# Data
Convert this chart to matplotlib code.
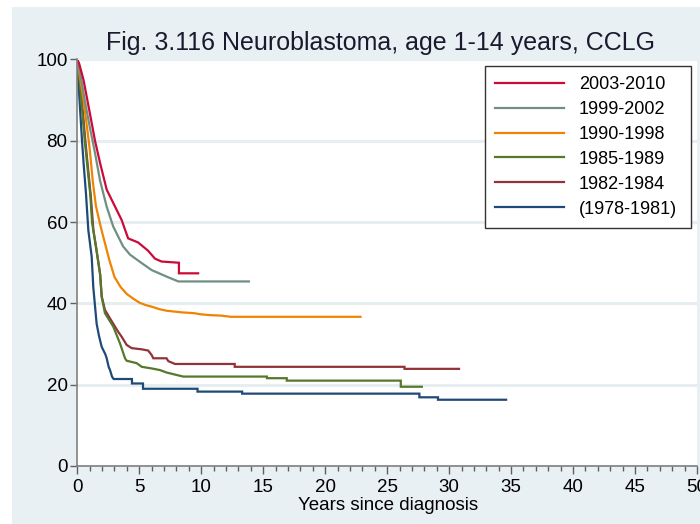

--

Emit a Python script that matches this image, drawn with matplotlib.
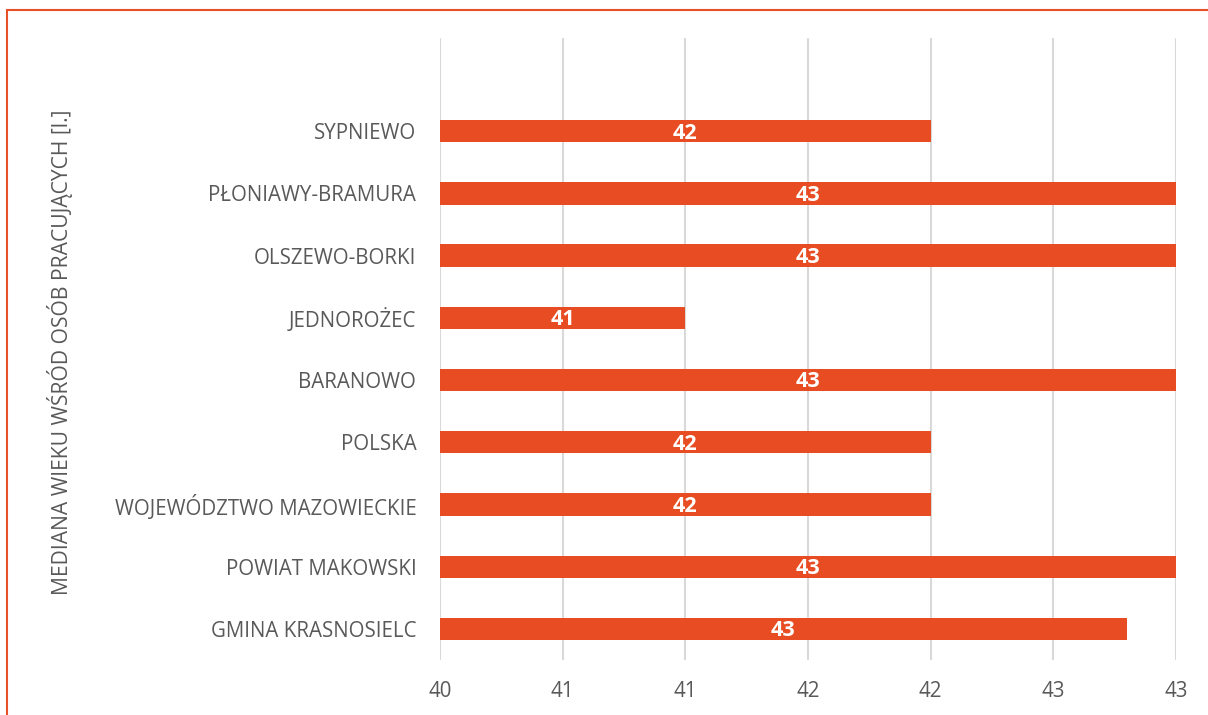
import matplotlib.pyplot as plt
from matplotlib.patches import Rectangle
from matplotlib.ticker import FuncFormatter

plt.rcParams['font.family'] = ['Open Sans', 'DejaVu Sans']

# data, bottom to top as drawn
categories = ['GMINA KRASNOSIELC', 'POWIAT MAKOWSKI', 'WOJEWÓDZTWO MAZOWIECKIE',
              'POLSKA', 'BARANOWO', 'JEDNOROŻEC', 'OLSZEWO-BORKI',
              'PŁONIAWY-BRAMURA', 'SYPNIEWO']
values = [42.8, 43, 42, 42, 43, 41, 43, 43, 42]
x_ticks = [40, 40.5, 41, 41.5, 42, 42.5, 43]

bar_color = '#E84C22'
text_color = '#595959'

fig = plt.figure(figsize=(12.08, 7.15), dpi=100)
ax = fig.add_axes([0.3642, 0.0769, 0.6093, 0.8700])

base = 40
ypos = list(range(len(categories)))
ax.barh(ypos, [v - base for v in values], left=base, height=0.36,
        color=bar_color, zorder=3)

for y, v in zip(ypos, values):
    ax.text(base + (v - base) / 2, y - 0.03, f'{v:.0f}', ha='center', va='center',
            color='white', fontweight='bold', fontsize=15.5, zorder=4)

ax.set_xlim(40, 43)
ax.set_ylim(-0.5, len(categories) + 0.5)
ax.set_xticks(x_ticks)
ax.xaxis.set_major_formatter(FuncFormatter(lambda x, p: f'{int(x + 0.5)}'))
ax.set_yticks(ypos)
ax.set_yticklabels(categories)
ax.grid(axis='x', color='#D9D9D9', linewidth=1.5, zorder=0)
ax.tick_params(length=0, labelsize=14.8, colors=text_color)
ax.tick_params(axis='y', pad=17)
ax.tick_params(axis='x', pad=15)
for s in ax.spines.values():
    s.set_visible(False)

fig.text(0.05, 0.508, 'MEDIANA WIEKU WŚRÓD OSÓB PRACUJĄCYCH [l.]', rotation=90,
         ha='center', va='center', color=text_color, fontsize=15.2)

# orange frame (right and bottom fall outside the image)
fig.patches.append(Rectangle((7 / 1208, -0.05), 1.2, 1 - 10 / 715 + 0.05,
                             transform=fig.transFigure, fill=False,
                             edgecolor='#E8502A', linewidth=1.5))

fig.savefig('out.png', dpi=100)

# Problem statement
All lines above from the one containing "Emit a Python" through the one containing "color='white', fontweight='bold', fontsize=15.5, zorder=4)" are to be quoted exactly, and only those; pictures are left out.

# Response to the task
Emit a Python script that matches this image, drawn with matplotlib.
import matplotlib.pyplot as plt
from matplotlib.patches import Rectangle
from matplotlib.ticker import FuncFormatter

plt.rcParams['font.family'] = ['Open Sans', 'DejaVu Sans']

# data, bottom to top as drawn
categories = ['GMINA KRASNOSIELC', 'POWIAT MAKOWSKI', 'WOJEWÓDZTWO MAZOWIECKIE',
              'POLSKA', 'BARANOWO', 'JEDNOROŻEC', 'OLSZEWO-BORKI',
              'PŁONIAWY-BRAMURA', 'SYPNIEWO']
values = [42.8, 43, 42, 42, 43, 41, 43, 43, 42]
x_ticks = [40, 40.5, 41, 41.5, 42, 42.5, 43]

bar_color = '#E84C22'
text_color = '#595959'

fig = plt.figure(figsize=(12.08, 7.15), dpi=100)
ax = fig.add_axes([0.3642, 0.0769, 0.6093, 0.8700])

base = 40
ypos = list(range(len(categories)))
ax.barh(ypos, [v - base for v in values], left=base, height=0.36,
        color=bar_color, zorder=3)

for y, v in zip(ypos, values):
    ax.text(base + (v - base) / 2, y - 0.03, f'{v:.0f}', ha='center', va='center',
            color='white', fontweight='bold', fontsize=15.5, zorder=4)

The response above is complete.